Set problem:
Output exactly the lines from the first line of the records below through the line containing "var myChart = echarts.init(document.getElementById('main'));", both included, leaving out any pictures.

Dataset content:
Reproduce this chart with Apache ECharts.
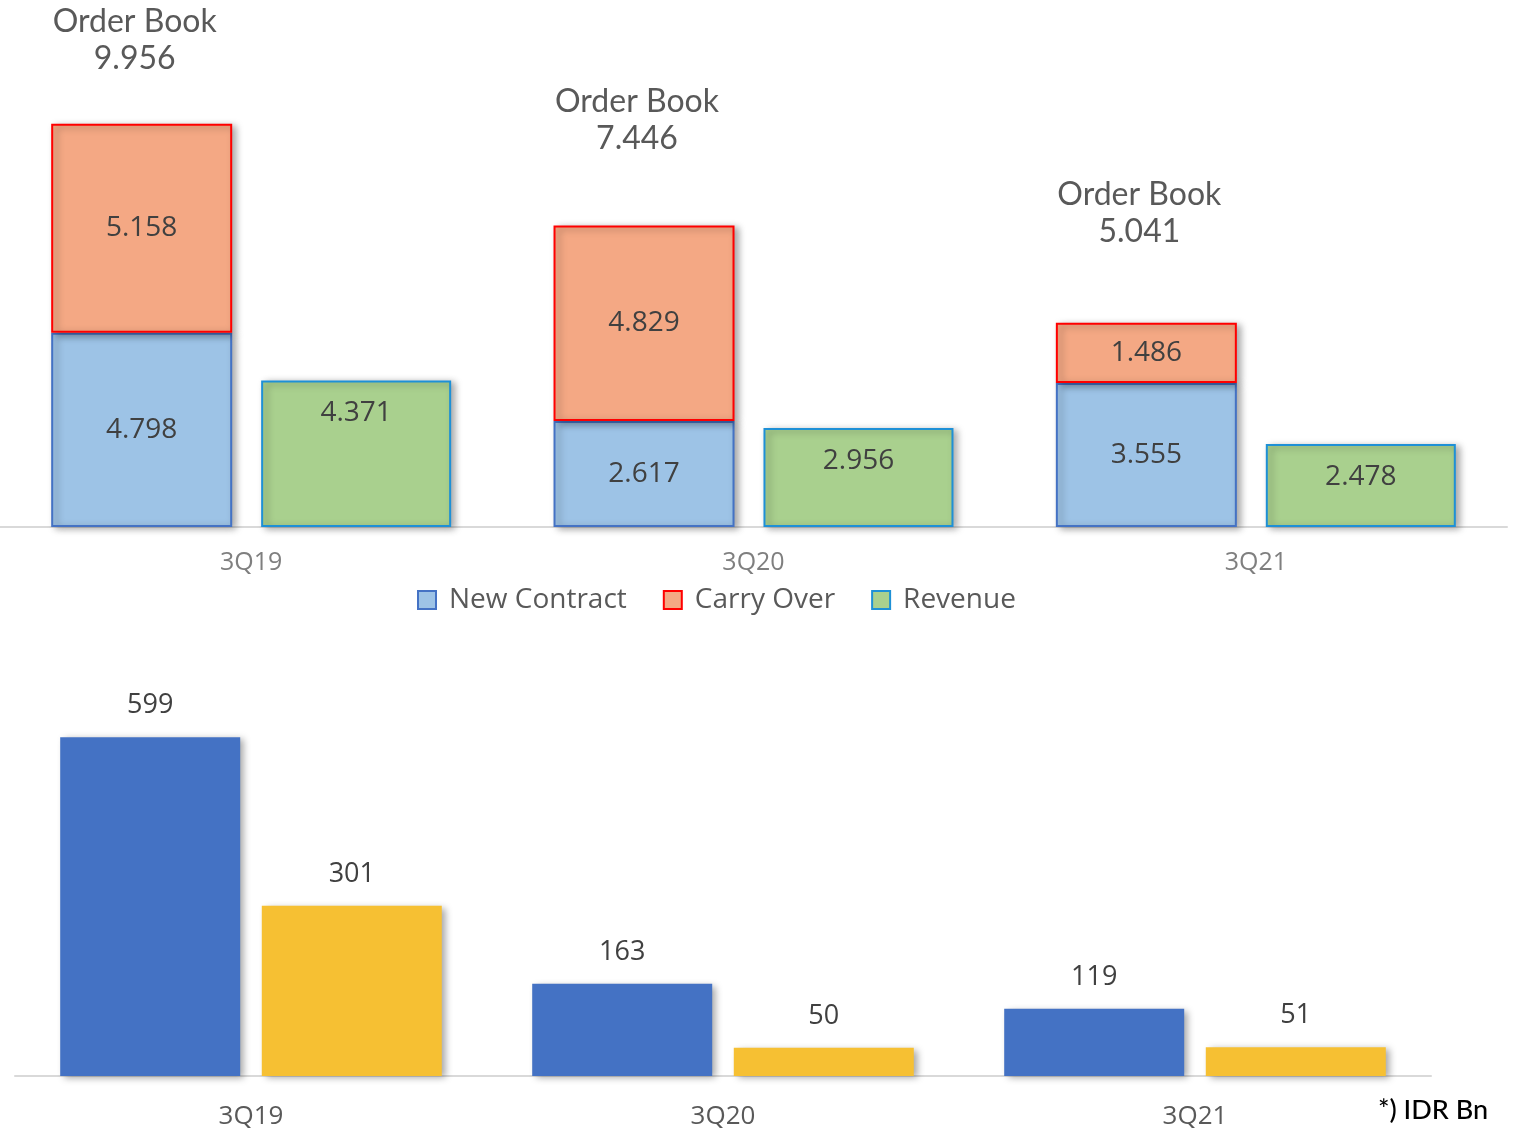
<!DOCTYPE html>
<html>
<head>
<meta charset="utf-8">
<title>Order Book</title>
<script src="https://cdn.jsdelivr.net/npm/echarts@6/dist/echarts.min.js"></script>
<style>
  html, body { margin: 0; padding: 0; background: #fff; }
  #main { width: 1534px; height: 1130px; }
</style>
</head>
<body>
<div id="main"></div>
<script>
// 数据
var quarters = ['3Q19', '3Q20', '3Q21'];
var newContract = [4.798, 2.617, 3.555];
var carryOver = [5.158, 4.829, 1.486];
var revenue = [4.371, 2.956, 2.478];
var profitBlue = [599, 163, 119];
var profitYellow = [301, 50, 51];

var totalLabelGap = [47, 68, 73];  // Order Book 文字离柱顶的距离

var myChart = echarts.init(document.getElementById('main'));

var barShadow = {
  shadowColor: 'rgba(0,0,0,0.35)',
  shadowBlur: 7,
  shadowOffsetX: 4,
  shadowOffsetY: 2
};

function fmt(v) {
  return v.toFixed(3);
}

// Order Book 合计
var orderBook = [];
for (var i = 0; i < quarters.length; i++) {
  orderBook.push({
    value: 0,
    total: newContract[i] + carryOver[i],
    label: { distance: totalLabelGap[i] }
  });
}

var inLabel = {
  show: true,
  position: 'inside',
  color: '#404040',
  fontFamily: 'Open Sans',
  fontSize: 28,
  formatter: function (p) { return fmt(p.value); }
};

var option = {
  animation: false,
  backgroundColor: '#fff',
  legend: {
    data: ['New Contract', 'Carry Over', 'Revenue'],
    left: 412,
    top: 581,
    itemWidth: 18,
    itemHeight: 18,
    itemGap: 36,
    icon: 'rect',
    textStyle: { fontFamily: 'Open Sans', fontSize: 28, color: '#595959', padding: [0, 0, 0, 8] }
  },
  grid: [
    { left: -2, width: 1509, top: 41, height: 486 },
    { left: 15, width: 1416, top: 680, height: 396 }
  ],
  xAxis: [
    {
      type: 'category', gridIndex: 0, data: quarters,
      axisLine: { lineStyle: { color: '#d9d9d9', width: 2 } },
      axisTick: { show: false },
      axisLabel: { color: '#7f7f7f', fontFamily: 'Open Sans', fontSize: 25, margin: 23 }
    },
    {
      type: 'category', gridIndex: 1, data: quarters,
      axisLine: { lineStyle: { color: '#d9d9d9', width: 2 } },
      axisTick: { show: false },
      axisLabel: { color: '#595959', fontFamily: 'Open Sans', fontSize: 26, margin: 28 }
    }
  ],
  yAxis: [
    { type: 'value', gridIndex: 0, min: 0, max: 12, show: false },
    { type: 'value', gridIndex: 0, min: 0, max: 14.5, show: false },
    { type: 'value', gridIndex: 1, min: 0, max: 700, show: false }
  ],
  series: [
    {
      name: 'New Contract', type: 'bar', stack: 'ob', xAxisIndex: 0, yAxisIndex: 0,
      barWidth: 181, barGap: '16%',
      data: newContract,
      itemStyle: Object.assign({ color: '#9dc3e6', borderColor: '#4472c4', borderWidth: 2 }, barShadow),
      label: inLabel
    },
    {
      name: 'Carry Over', type: 'bar', stack: 'ob', xAxisIndex: 0, yAxisIndex: 0,
      barWidth: 181,
      data: carryOver,
      itemStyle: Object.assign({ color: '#f4a884', borderColor: '#ff0000', borderWidth: 2 }, barShadow),
      label: inLabel
    },
    {
      // 合计文字 (Order Book)
      name: 'Order Book', type: 'bar', stack: 'ob', xAxisIndex: 0, yAxisIndex: 0,
      barWidth: 181,
      data: orderBook,
      itemStyle: { color: 'rgba(0,0,0,0)', borderWidth: 0 },
      label: {
        show: true,
        position: 'top',
        offset: [-7, 0],
        color: '#595959',
        fontFamily: 'Lato',
        fontSize: 32,
        lineHeight: 37,
        formatter: function (p) { return 'Order Book\n' + fmt(p.data.total); }
      }
    },
    {
      name: 'Revenue', type: 'bar', stack: 'rev', xAxisIndex: 0, yAxisIndex: 1,
      barWidth: 190,
      data: revenue,
      itemStyle: Object.assign({ color: '#a9d08e', borderColor: '#1e90d6', borderWidth: 2 }, barShadow),
      label: Object.assign({}, inLabel, { position: 'insideTop', distance: 19 })
    },
    {
      name: 'Gross Profit', type: 'bar', xAxisIndex: 1, yAxisIndex: 2,
      barWidth: 180, barGap: '12%',
      data: profitBlue,
      itemStyle: Object.assign({ color: '#4472c4' }, barShadow),
      label: { show: true, position: 'top', distance: 18, color: '#404040', fontFamily: 'Open Sans', fontSize: 27 }
    },
    {
      name: 'Net Profit', type: 'bar', xAxisIndex: 1, yAxisIndex: 2,
      barWidth: 180,
      data: profitYellow,
      itemStyle: Object.assign({ color: '#f6c033' }, barShadow),
      label: { show: true, position: 'top', distance: 18, color: '#404040', fontFamily: 'Open Sans', fontSize: 27 }
    }
  ],
  graphic: [
    {
      type: 'text', right: 46, top: 1097,
      style: { text: '*) IDR Bn', fill: '#000', font: '500 27px Lato' }
    }
  ]
};

myChart.setOption(option);
</script>
</body>
</html>
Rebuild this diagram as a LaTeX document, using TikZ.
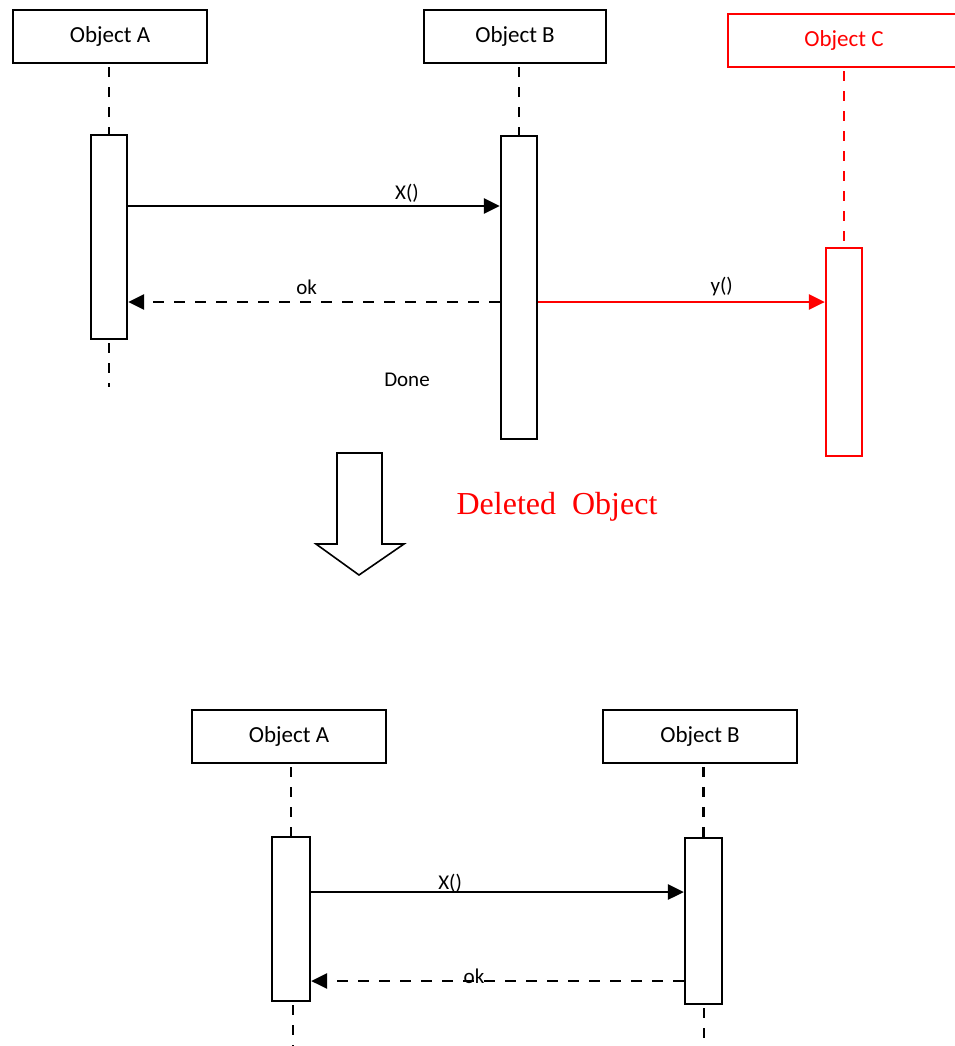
\documentclass[tikz,border=0pt]{standalone}
\usepackage{fontspec}
\setmainfont{Carlito}
\newfontfamily\serifdel{Liberation Serif}
\usetikzlibrary{arrows.meta,calc}
\definecolor{objred}{RGB}{255,0,0}
\begin{document}
\begin{tikzpicture}[x=1pt,y=-1pt,
  objbox/.style={draw, line width=2.2pt, minimum width=194pt, minimum height=53pt, inner sep=0pt, font=\fontsize{23}{27}\selectfont},
  actbox/.style={draw, line width=2.2pt, minimum width=36pt, inner sep=0pt, fill=white},
  life/.style={line width=2.8pt, dash pattern=on 10pt off 10pt},
  msg/.style={line width=2.8pt, -{Triangle[length=16pt,width=15pt]}},
  reply/.style={msg, dash pattern=on 11pt off 10pt},
  lbl/.style={font=\fontsize{21}{25}\selectfont, inner sep=0pt},
  blockarrow/.style={line width=1.6pt, line join=miter},
]
\useasboundingbox (0,0) rectangle (955,1046);
\clip (0,0) rectangle (955,1046);

% ---------- top diagram ----------
\node[objbox] (A) at (110,36.5) {Object A};
\node[objbox, minimum width=182pt] (B) at (515,36.5) {Object B};
\node[objbox, draw=objred, text=objred, minimum width=232pt] (C) at (844,40.5) {Object C};

\node[actbox, minimum height=204pt] (Aa) at (109,237) {};
\node[actbox, minimum height=303pt] (Ba) at (519,287.5) {};
\node[actbox, draw=objred, minimum height=208pt] (Ca) at (844,352) {};

\draw[life, shorten <=3pt] (Aa.north |- A.south) -- (Aa.north);
\coordinate (Aend) at (109,387);
\draw[life, shorten <=3pt] (Aa.south) -- (Aend);
\draw[life, shorten <=3pt] (Ba.north |- B.south) -- (Ba.north);
\draw[life, objred, shorten <=3pt] (Ca.north |- C.south) -- (Ca.north);

\draw[msg] (Aa.east |- 0,206) -- (Ba.west |- 0,206) node[lbl, pos=0.75, yshift=13pt]{X()};
\draw[reply] (Ba.west |- 0,302) -- (Aa.east |- 0,302) node[lbl, pos=0.52, yshift=15pt]{ok};
\draw[msg, objred] (Ba.east |- 0,302) -- (Ca.west |- 0,302) node[lbl, text=black, pos=0.64, yshift=15pt]{y()};

\node[lbl] (done) at (407,380) {Done};

% ---------- transition ----------
\draw[blockarrow] (337,453) -- (382,453) -- (382,544) -- (404,544) -- (359,575) -- (316,544) -- (337,544) -- cycle;
\node[text=objred, font=\serifdel\fontsize{32}{37}\selectfont, inner sep=0pt] (del) at (557,507) {Deleted\ \ Object};

% ---------- bottom diagram ----------
\node[objbox] (A2) at (289,736.5) {Object A};
\node[objbox] (B2) at (700,736.5) {Object B};

\node[actbox, minimum width=38pt, minimum height=164pt] (A2a) at (291,919) {};
\node[actbox, minimum width=37pt, minimum height=166pt] (B2a) at (703.5,921) {};

\draw[life, shorten <=3pt] (A2a.north |- A2.south) -- (A2a.north);
\draw[life, shorten <=3pt] (B2a.north |- B2.south) -- (B2a.north);
\coordinate (A2end) at (293,1046);
\coordinate (B2end) at (704,1046);
\draw[life, shorten <=3pt] (A2a.south -| A2end) -- (A2end);
\draw[life, shorten <=3pt] (B2a.south -| B2end) -- (B2end);

\draw[msg] (A2a.east |- 0,892) -- (B2a.west |- 0,892) node[lbl, pos=0.373, yshift=9pt]{X()};
\draw[reply] (B2a.west |- 0,981) -- (A2a.east |- 0,981) node[lbl, pos=0.563, yshift=5pt]{ok};
\end{tikzpicture}
\end{document}
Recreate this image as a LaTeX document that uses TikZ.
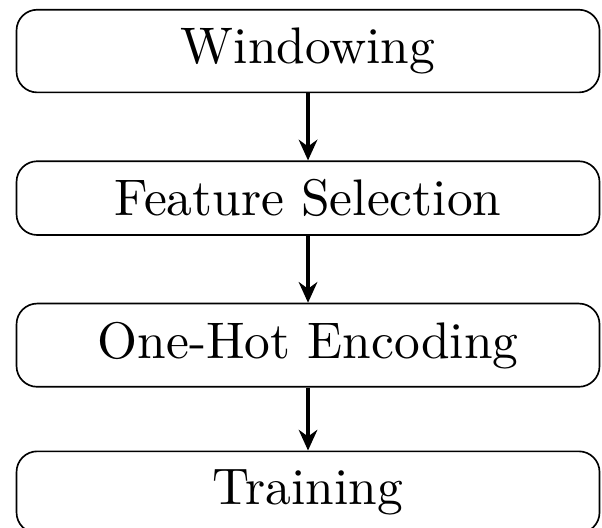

Written reply:
Reproduce this chart with Apache ECharts.
<!DOCTYPE html>
<html>
<head>
<meta charset="utf-8">
<title>Order Book</title>
<script src="https://cdn.jsdelivr.net/npm/echarts@6/dist/echarts.min.js"></script>
<style>
  html, body { margin: 0; padding: 0; background: #fff; }
  #main { width: 1534px; height: 1130px; }
</style>
</head>
<body>
<div id="main"></div>
<script>
// 数据
var quarters = ['3Q19', '3Q20', '3Q21'];
var newContract = [4.798, 2.617, 3.555];
var carryOver = [5.158, 4.829, 1.486];
var revenue = [4.371, 2.956, 2.478];
var profitBlue = [599, 163, 119];
var profitYellow = [301, 50, 51];

var totalLabelGap = [47, 68, 73];  // Order Book 文字离柱顶的距离

var myChart = echarts.init(document.getElementById('main'));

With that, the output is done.